You have to enjoy your own company.
This may sound basic. It may even sound simplistic. But I am beginning to think that enjoying the solitude of one's own company is a discipline and a spiritual one at that. The great Catholic saints often spent long periods of time in solitude. Monasteries are famous for transforming menial tasks into opportunities for prayer and mediation. Everything holds meaning when you slow down and take the time to recognize it.
A few weeks ago, I attended my "nearby parish" where the priest admitted in his homily that he avoided "silent retreats" for years and instead, sought retreats that included other people and conversation. He realized that the reason was because he didn't like himself very much. When all was quiet, and he was alone - he could not escape the fact that he did not enjoy his own company.
My husband and I discussed how our society is often obsessed with a frantic pace; hurrying from work to a social group or event. How often do people feel like a loser if they spend a Friday or Saturday night home alone? Yet our body, mind, and spirit desperately need these times of solitude not only to recharge our batteries, but for times of reflection on matters of faith. When a person is rushing from one social event to the other, to be "seen by the right people in the right places," it reveals a life lived by the shallow demand of other people's opinions. There are some people who consider it a major failure in their life if they don't get invited to an exclusive party.
When I was living in Charlotte, North Carolina, serving at the time as the church administrative assistant, there was such a party. It seemed as though almost all of the staff was invited to the home of the couple who were the children's ministry pastors. The ministry staff was a fairly close-knit group. When I found out everyone in my building had been invited but me, I was surprised and slightly disappointed. To be honest, I didn't have that much in common with the children's pastors, but it was the principle of the matter - that I was snubbed.
My old childhood demon of rejection tried to haunt me that night. But it was in for a surprise. Because over the years, I had met this particular "demon" in battle and finally gained victory by a divine revelation. No matter who rejected me on this earth, God never would. No matter how many times other people would condescend and patronize me, Jesus never would. In fact, the world often treated Jesus Christ with contempt and hatred, but He never allowed it to deviate Him from His mission. And He always answered with love and re-framed the conversation to shine upon God, His father.
So on that Saturday night, rejection tried to gain entry but found the door firmly shut. Instead, I spent the night with God in prayer and scripture reading. I rejoiced in God's love for me and how perfect His will was for my life. I knew there was a purpose for all things, including my exclusion from a social event that I wasn't sure I really wanted to attend, anyway. I ended up falling asleep in my bed with a smile on my face.
Later I discovered one of my prayer partners (and a wonderfully wise woman) was also not invited. She mentioned that there was alcohol there and probably a good thing neither of us were present. It was a gossipy group and adding alcohol to the mix could only have made the situation worse.

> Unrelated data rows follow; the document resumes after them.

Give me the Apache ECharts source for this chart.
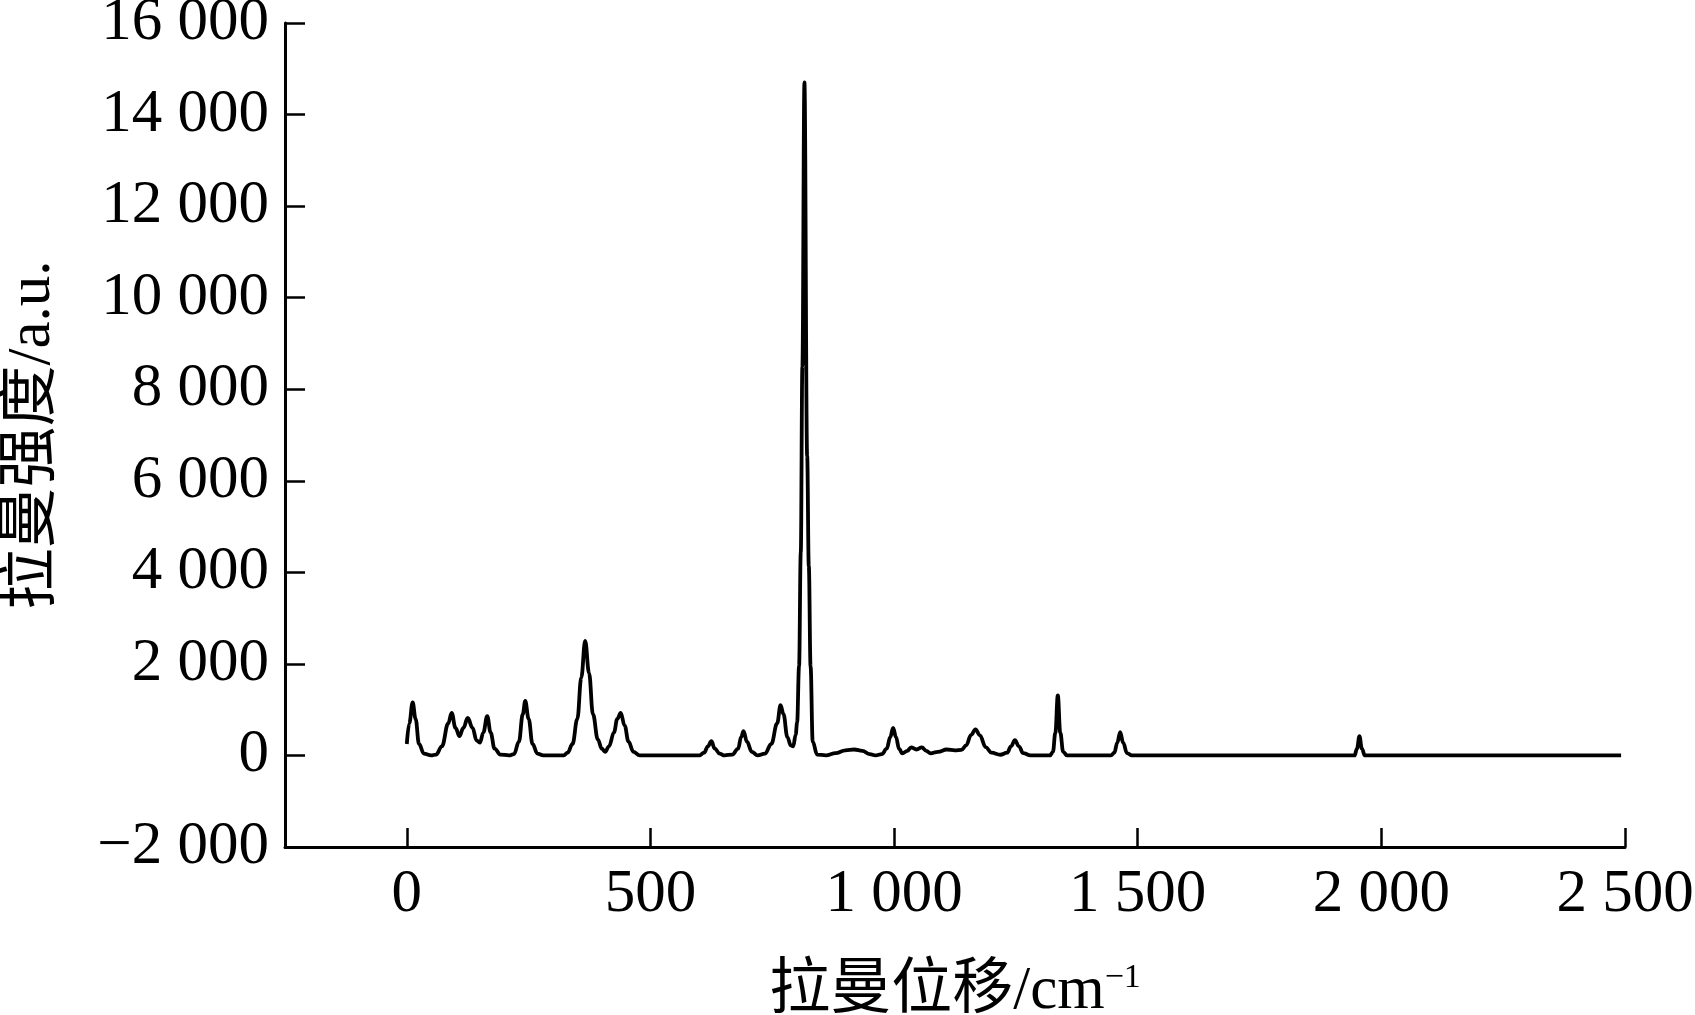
<!DOCTYPE html>
<html>
<head>
<meta charset="utf-8">
<script src="https://cdn.jsdelivr.net/npm/echarts@6/dist/echarts.min.js"></script>
<style>
html,body{margin:0;padding:0;background:#fff;}
#c{width:1695px;height:1015px;}
</style>
</head>
<body>
<div id="c"></div>
<script>
// Raman shift (cm^-1) and intensity (a.u.)
const ramanShift = [0,5,12,18,25,35,50,60,72,85,92,100,108,116,125,135,143,150,157,165,172,180,192,210,220,230,238,243,250,258,268,280,322,330,340,350,358,366,374,382,392,400,407,415,425,432,439,447,455,465,478,600,610,618,625,632,642,652,668,680,686,691,698,708,720,735,748,760,767,773,781,788,793,798,801,805,808.5,811.8,816,821.6,825,828.6,833,842,860,880,900,918,935,950,962,975,985,992,998,1004,1010,1017,1027,1035,1046,1057,1066,1075,1090,1108,1125,1138,1148,1158,1167,1176,1188,1200,1218,1232,1240,1248,1256,1265,1280,1320,1326,1331,1336,1341,1347,1355,1445,1452,1458,1464,1470,1478,1488,1945,1950,1955,1960,1966,2492];
const intensity = [250,700,1160,800,250,40,0,20,200,700,930,600,420,600,820,600,330,280,500,860,500,150,20,0,30,300,900,1190,800,250,40,0,0,60,250,800,1700,2500,1800,900,350,150,80,200,500,800,930,650,300,80,0,0,60,200,310,150,40,0,20,150,400,530,300,80,0,40,250,700,1100,900,400,220,200,450,720,1950,4430,8500,14700,6540,4135,1950,300,20,0,50,110,130,100,30,0,30,150,400,600,400,150,45,100,175,130,175,100,45,80,130,110,120,220,450,570,440,180,60,15,60,200,335,200,50,0,0,80,500,1310,500,80,0,0,60,280,510,280,50,0,0,150,420,150,0,0];
const xTicks = [0,500,1000,1500,2000,2500];
const yTicks = [-2000,0,2000,4000,6000,8000,10000,12000,14000,16000];

function fmt(v){
  const neg = v < 0;
  let s = String(Math.abs(v));
  if (s.length > 3) s = s.slice(0, s.length-3) + ' ' + s.slice(s.length-3);
  return (neg ? '\u2212' : '') + s;
}

const chart = echarts.init(document.getElementById('c'), null, {renderer:'canvas'});
const serif = '"Liberation Serif","Times New Roman","Noto Sans CJK SC",serif';
chart.setOption({
  animation:false,
  backgroundColor:'#fff',
  grid:{left:285,right:70,top:23,bottom:168,containLabel:false,outerBoundsMode:'none'},
  xAxis:{
    type:'value', min:-250, max:2500, splitNumber:5,
    axisLine:{show:true,onZero:false,lineStyle:{color:'#000',width:3}},
    axisTick:{show:true,inside:true,length:19,lineStyle:{color:'#000',width:2.5}},
    splitLine:{show:false},
    axisLabel:{color:'#000',fontFamily:serif,fontSize:61,margin:17,hideOverlap:false,
      formatter:function(v){return xTicks.indexOf(v)>=0?fmt(v):'';}},
    name:'拉曼位移/cm{sup|\u22121}', nameLocation:'middle', nameGap:114,
    nameTextStyle:{color:'#000',fontFamily:serif,fontSize:61,
      rich:{sup:{fontFamily:serif,fontSize:34,color:'#000',verticalAlign:'top'}}}
  },
  yAxis:{
    type:'value', min:-2000, max:16000, interval:2000,
    axisLine:{show:true,onZero:false,lineStyle:{color:'#000',width:3}},
    axisTick:{show:true,inside:true,length:20,lineStyle:{color:'#000',width:2.5}},
    splitLine:{show:false},
    axisLabel:{color:'#000',fontFamily:serif,fontSize:61,margin:16,
      formatter:function(v){return yTicks.indexOf(v)>=0?fmt(v):'';}},
    name:'拉曼强度/a.u.', nameLocation:'middle', nameGap:222,
    nameTextStyle:{color:'#000',fontFamily:serif,fontSize:61}
  },
  series:[{
    type:'line',
    data: ramanShift.map((x,i)=>[x,intensity[i]]),
    showSymbol:false, smooth:0.4, smoothMonotone:'x',
    lineStyle:{color:'#000',width:3.8}
  }]
});
</script>
</body>
</html>
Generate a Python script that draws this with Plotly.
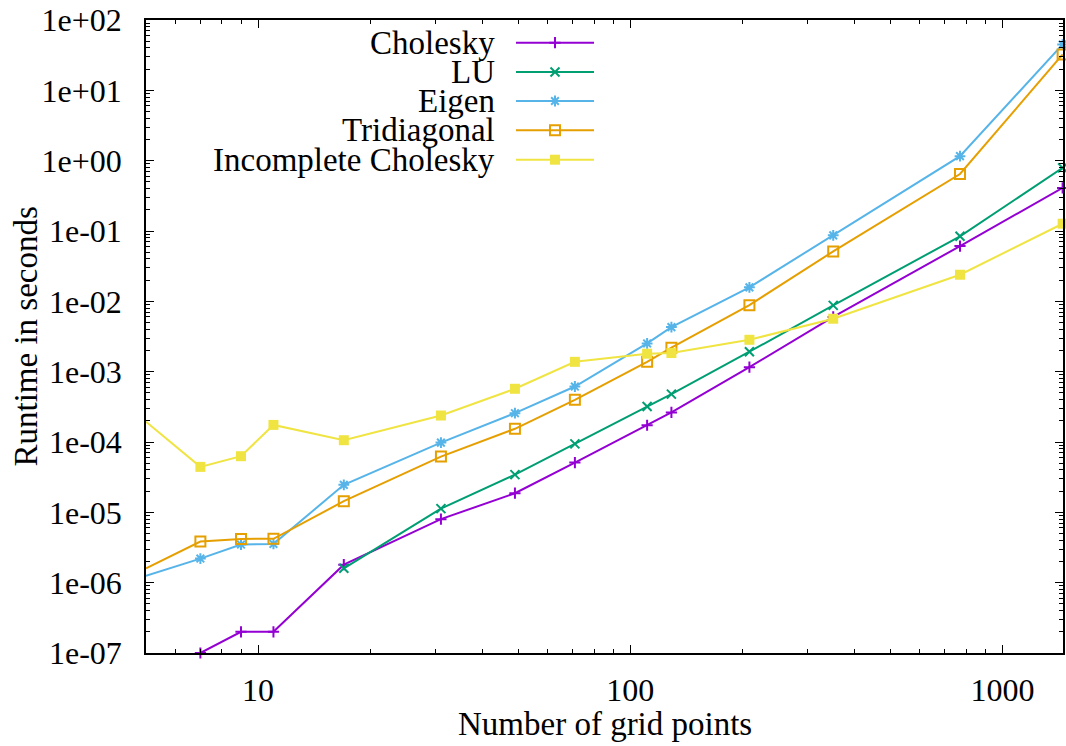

Because I was single for many years (not marrying until I was 39), I had plenty of those "nights in solitude." When you're alone, you're faced with all of your weaknesses and foibles. Those times of showing the world a stronger facade fades quickly when no one is around. It is during those times that we are given a valuable treasure: Turn to God. As one approaches God in all their nakedness and vulnerability, he or she is met with a surprise. God embraces us. But in that embrace is also truth. As we allow ourselves to enter into such intimacy with God, our sin is revealed. It is at that moment that I am given a profound choice: ignore it at my own peril or repent and receive God's grace.
These moments do not happen when I'm rushing from the car to work, or when I need to visit a store. My mind is on the moment and what I need to do, not who I need to be. But when I'm at home, being a "homebody," those wide slices of silence find me and beckon me to an authentic faith, a transformative relationship with God that needs to be fed within the interior stillness of a soul at rest.
I am so thankful for these times and remind myself to slow down and savor them. For within these times of solitude and reflection is the fuel that will keep my spiritual fire burning bright. But first, I have to allow myself to be in an environment that will be conducive for such bountiful spiritual transactions and for me, that is in my home.